● Supplied data
*-*-*
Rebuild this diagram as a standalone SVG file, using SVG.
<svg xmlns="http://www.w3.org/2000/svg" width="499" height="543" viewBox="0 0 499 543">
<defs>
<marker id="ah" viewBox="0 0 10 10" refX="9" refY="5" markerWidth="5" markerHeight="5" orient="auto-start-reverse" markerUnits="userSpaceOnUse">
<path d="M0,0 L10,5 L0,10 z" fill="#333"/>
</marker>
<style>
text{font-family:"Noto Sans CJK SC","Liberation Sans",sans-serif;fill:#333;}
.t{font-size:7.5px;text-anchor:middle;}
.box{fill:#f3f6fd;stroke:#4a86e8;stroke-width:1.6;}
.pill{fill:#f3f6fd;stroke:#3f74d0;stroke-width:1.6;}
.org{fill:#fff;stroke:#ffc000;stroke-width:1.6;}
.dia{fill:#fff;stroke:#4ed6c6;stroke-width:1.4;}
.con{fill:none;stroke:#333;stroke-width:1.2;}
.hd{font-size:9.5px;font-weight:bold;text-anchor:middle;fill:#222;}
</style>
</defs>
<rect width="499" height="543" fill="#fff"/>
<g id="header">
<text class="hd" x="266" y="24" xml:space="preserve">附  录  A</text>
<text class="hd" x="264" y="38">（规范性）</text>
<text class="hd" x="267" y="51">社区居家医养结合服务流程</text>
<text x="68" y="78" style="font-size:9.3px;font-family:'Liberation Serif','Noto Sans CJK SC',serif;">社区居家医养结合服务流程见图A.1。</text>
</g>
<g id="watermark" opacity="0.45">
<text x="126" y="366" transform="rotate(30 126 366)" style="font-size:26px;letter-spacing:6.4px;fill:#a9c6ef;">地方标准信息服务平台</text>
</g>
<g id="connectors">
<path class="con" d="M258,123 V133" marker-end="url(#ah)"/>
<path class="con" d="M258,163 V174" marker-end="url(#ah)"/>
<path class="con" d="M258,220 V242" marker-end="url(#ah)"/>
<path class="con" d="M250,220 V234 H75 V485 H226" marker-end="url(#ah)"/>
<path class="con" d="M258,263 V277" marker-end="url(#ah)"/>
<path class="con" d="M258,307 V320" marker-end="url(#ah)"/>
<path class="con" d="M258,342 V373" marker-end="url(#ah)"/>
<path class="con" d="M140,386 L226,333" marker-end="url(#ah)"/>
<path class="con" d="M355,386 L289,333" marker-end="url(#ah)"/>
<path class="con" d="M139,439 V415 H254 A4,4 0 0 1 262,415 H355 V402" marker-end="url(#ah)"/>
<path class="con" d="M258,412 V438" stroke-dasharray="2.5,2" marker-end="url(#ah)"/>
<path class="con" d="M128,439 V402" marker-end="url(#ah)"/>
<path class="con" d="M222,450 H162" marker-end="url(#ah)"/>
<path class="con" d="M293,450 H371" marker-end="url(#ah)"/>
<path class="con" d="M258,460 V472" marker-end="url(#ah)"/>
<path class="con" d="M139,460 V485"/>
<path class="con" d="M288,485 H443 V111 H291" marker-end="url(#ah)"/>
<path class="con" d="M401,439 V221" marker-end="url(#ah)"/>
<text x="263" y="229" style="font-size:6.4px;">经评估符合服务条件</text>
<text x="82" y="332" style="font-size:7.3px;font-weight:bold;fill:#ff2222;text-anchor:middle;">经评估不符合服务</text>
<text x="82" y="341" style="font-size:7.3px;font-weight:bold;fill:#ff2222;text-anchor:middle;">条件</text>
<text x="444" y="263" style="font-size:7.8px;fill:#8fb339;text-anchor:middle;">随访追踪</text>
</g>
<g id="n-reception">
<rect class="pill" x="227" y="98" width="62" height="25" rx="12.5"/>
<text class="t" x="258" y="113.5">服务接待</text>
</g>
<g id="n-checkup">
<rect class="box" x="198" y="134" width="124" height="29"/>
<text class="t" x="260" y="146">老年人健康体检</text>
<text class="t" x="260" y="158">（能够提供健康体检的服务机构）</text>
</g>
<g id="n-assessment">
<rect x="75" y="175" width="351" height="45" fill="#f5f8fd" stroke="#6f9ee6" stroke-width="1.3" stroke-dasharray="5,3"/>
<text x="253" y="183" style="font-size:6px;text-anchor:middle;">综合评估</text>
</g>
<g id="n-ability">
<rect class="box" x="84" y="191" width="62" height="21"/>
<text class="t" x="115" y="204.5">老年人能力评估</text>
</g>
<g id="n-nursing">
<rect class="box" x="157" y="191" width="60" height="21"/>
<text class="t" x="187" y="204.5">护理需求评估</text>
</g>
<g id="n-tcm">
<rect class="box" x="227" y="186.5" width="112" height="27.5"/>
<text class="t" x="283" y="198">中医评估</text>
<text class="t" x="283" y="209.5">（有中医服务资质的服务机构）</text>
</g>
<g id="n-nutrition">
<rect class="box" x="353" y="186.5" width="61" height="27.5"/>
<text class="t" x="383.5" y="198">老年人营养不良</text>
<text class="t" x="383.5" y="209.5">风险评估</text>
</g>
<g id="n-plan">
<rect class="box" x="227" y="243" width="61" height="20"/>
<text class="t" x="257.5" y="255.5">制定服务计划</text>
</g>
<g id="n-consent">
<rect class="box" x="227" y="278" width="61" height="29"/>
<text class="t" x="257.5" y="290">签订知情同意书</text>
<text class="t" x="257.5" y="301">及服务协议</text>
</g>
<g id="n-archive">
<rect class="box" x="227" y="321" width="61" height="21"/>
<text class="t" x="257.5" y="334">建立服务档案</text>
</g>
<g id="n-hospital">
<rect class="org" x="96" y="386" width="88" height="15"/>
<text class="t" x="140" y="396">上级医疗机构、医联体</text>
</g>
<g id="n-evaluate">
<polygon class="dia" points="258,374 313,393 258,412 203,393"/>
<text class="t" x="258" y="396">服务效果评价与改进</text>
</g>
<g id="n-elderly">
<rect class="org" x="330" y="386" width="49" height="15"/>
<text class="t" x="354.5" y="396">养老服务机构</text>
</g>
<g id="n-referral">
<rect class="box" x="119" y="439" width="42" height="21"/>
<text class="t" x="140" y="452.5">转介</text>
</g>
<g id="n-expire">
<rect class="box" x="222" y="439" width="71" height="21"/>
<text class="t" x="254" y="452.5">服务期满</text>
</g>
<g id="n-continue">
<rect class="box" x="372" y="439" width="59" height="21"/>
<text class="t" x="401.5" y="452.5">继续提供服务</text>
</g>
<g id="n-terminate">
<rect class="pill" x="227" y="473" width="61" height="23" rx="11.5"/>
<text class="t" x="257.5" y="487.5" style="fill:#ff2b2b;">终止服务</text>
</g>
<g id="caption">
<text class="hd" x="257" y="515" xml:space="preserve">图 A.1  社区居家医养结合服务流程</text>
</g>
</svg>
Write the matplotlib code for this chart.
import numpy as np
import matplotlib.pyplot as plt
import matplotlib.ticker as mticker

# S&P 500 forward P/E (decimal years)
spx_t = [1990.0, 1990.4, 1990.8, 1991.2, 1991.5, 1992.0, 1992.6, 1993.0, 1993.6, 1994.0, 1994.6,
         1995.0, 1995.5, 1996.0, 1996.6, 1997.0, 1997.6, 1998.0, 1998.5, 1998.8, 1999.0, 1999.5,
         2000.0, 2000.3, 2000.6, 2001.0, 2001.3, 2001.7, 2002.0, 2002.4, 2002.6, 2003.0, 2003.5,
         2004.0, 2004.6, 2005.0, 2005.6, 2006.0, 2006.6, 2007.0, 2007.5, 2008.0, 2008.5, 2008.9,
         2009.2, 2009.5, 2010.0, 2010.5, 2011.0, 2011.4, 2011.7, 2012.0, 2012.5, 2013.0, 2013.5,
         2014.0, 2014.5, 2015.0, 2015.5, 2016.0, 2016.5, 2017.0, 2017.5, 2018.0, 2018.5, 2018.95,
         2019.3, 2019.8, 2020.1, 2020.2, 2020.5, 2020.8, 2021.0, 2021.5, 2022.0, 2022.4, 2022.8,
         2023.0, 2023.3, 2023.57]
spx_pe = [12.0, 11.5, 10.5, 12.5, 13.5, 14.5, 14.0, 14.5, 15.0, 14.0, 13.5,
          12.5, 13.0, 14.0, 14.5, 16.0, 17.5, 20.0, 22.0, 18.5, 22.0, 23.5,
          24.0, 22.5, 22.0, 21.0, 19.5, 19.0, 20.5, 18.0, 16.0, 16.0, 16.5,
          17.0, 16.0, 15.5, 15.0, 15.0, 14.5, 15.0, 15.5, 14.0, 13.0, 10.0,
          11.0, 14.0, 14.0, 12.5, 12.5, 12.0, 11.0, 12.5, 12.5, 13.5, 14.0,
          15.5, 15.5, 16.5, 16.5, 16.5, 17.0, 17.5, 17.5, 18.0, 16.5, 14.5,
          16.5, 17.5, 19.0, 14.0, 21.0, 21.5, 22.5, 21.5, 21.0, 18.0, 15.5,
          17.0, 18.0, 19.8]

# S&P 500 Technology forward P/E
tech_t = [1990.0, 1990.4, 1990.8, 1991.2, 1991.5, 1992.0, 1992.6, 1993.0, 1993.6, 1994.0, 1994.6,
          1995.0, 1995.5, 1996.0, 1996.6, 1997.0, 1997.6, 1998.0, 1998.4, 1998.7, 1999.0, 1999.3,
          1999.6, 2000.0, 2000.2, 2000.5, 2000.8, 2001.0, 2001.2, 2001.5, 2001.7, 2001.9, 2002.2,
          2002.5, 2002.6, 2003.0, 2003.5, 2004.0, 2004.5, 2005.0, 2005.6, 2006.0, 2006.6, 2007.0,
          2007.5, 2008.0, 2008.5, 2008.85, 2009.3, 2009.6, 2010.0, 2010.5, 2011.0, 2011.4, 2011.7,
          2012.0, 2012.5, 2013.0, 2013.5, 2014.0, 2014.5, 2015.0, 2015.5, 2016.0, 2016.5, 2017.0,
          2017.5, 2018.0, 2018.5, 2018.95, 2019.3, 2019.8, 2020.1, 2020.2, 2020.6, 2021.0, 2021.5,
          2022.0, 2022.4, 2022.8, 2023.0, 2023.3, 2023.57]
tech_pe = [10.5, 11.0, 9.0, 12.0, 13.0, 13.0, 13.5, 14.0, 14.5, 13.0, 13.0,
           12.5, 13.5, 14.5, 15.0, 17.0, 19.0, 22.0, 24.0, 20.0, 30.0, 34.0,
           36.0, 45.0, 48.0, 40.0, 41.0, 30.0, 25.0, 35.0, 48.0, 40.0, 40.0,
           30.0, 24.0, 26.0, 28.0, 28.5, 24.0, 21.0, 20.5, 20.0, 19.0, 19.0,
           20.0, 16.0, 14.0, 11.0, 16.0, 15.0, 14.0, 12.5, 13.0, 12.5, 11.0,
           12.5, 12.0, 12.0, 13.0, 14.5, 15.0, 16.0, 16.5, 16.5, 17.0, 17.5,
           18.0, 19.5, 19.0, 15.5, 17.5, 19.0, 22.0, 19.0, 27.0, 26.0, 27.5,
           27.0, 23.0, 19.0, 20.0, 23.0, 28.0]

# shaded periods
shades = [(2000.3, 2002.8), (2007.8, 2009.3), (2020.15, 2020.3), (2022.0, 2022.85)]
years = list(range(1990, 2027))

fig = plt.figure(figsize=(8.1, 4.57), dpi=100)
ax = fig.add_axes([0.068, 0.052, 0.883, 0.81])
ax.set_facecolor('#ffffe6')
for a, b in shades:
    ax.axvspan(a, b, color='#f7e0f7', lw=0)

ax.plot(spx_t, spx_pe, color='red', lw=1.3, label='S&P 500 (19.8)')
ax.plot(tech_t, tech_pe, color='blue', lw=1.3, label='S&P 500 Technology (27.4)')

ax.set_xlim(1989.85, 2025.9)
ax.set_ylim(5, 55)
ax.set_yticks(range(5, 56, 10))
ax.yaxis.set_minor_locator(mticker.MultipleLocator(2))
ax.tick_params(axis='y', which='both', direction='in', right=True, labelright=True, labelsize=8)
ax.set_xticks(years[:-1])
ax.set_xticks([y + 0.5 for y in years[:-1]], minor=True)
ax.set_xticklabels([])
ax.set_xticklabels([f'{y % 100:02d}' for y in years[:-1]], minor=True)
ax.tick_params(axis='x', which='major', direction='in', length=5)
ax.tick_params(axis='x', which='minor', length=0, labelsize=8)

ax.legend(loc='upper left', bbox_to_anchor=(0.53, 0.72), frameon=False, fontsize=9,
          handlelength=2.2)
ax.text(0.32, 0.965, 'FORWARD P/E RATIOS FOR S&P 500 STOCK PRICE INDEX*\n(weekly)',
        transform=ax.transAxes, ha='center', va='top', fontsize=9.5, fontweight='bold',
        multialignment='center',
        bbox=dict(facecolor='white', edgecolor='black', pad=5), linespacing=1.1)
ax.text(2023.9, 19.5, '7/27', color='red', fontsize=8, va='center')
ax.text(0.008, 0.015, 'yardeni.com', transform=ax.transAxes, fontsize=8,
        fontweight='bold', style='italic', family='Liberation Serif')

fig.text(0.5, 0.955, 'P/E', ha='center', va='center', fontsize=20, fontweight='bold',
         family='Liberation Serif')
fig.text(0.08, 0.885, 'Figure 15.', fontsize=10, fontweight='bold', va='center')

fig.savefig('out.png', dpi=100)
*-*-*
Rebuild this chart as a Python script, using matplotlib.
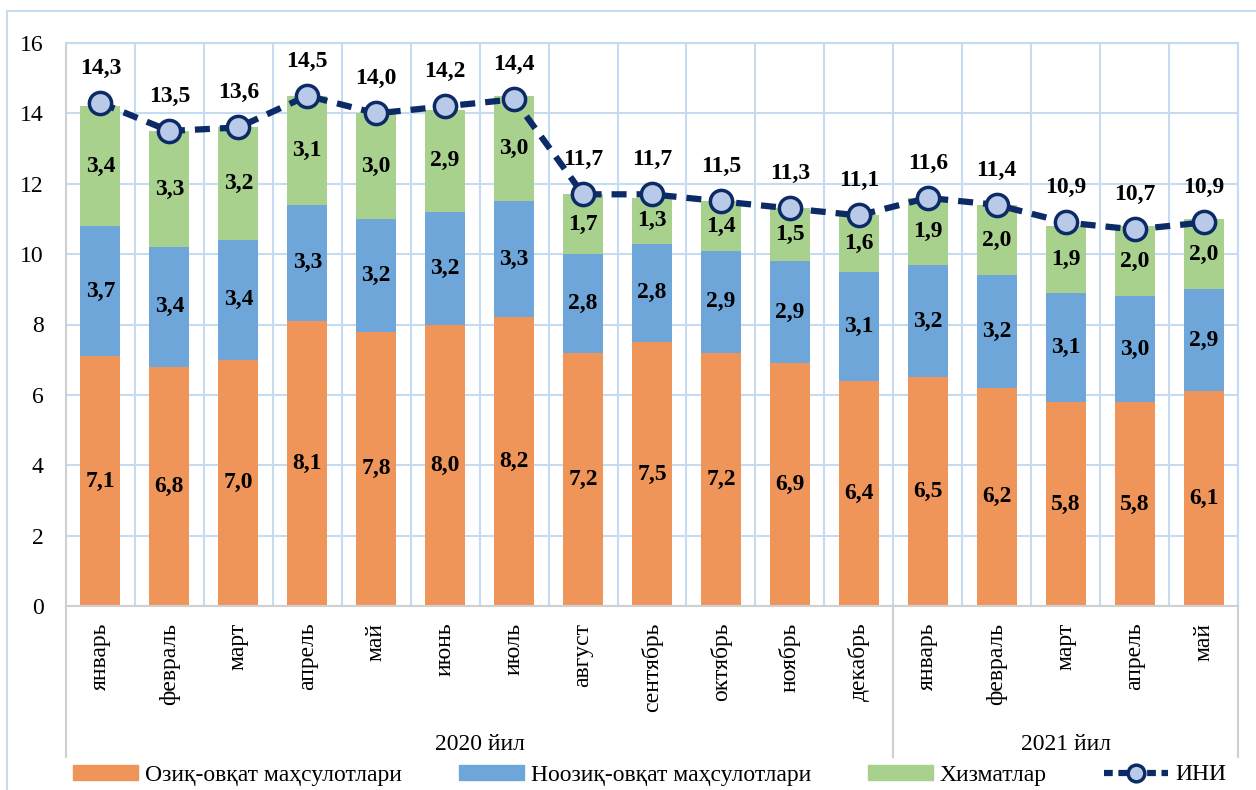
*-*-*
● What to produce
From the entries above, select each line containing the string "this".

● Solution
Rebuild this diagram as a standalone SVG file, using SVG.
Write the matplotlib code for this chart.
Rebuild this chart as a Python script, using matplotlib.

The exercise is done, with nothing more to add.